Stéphane Lambert, Visions de Goya
Ce n’est pas un essai sur Goya. Ou alors, c’en est un dans le sens où Montaigne parlait d’essai : le fruit et le récit d’une expérience. Quelque chose, au fond, qui ne serait pas sans rapport avec la fiction.
Ici, celle-ci prendrait la forme d’un récit d’initiation. Certes, Stéphane Lambert, ou celui qui, sans prétendre être un autre, dit je dans ce petit livre, connaît déjà les « peintures noires », ces œuvres dont Goya, entre 1819 et 1823, couvrit les murs de sa maison, et qui furent ensuite transférées (sauf une), au musée du Prado. Mais, au moment de les revoir, il s’impose, comme dans un souci d’acclimatation, un détour par les autres tableaux de l’artiste exposés dans le musée madrilène, puis par ceux de l’Académie royale. Avant d’en venir aux 14 peintures de « la maison du sourd », observées une par une (et reproduites, comme presque toutes celles dont il est question, au fil du texte). En contrepoint, l’auteur-narrateur parle de ses réveils à Madrid, des rêves de ses nuits, de son agacement devant le flot des touristes, du plat de seiches d’un « noir intense » qu’il déguste avant de repartir, comme un antidote.
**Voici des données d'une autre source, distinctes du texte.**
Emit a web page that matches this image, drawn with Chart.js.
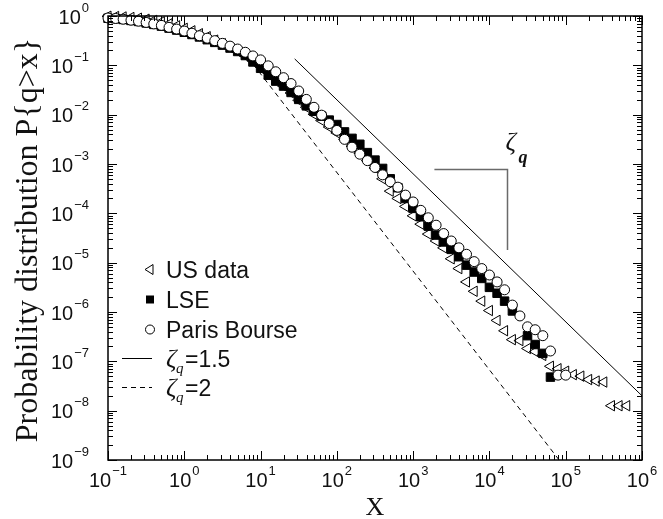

À travers ses textes sur Nicolas de Staël, Rothko, Monet (ou, autrement, avec ceux qu’il a consacrés à Beckett ou Melville), Lambert est-il en train d’inventer un genre littéraire ? Ni autofiction ni histoire de l’art, il s’agirait, par l’écriture, de « prolonger [le] trouble » que la peinture suscite en lui et, ainsi, de s’acheminer vers le « point de ralliement avec l’autre » que constitue à ses yeux le tableau. Il disait déjà, dans l’entretien accordé à ce blog : « J’essaye d’écrire sur la zone d’interférence entre moi et les autres ».
Peindre l’invisible
Avancer, donc, avec les mots, dans une zone obscure, commune à tous mais où certains artistes, comme, ici, Goya, se sont plus profondément aventurés. Qu’y trouve-t-on ? Une « part manquante de moi », répond le peintre, par la bouche de l’auteur, dans la très belle lecture que celui-ci fait de l’Autoportrait à l’atelier. Quelque chose, donc, qui se dérobe au miroir et se situe au-delà de l’apparence. Et c’est « un peu comme si la fausseté de la représentation se décomposait progressivement sous nos yeux ». Si bien que l’on en arrive à ce paradoxe, dont la vérité éclate dans l’œuvre intitulée Le Chien et reproduite sur la couverture du livre : le grand artiste peint « ce que la vue obstrue par son trop grand flamboiement ». Regarder ses tableaux, c’est scruter l’invisible.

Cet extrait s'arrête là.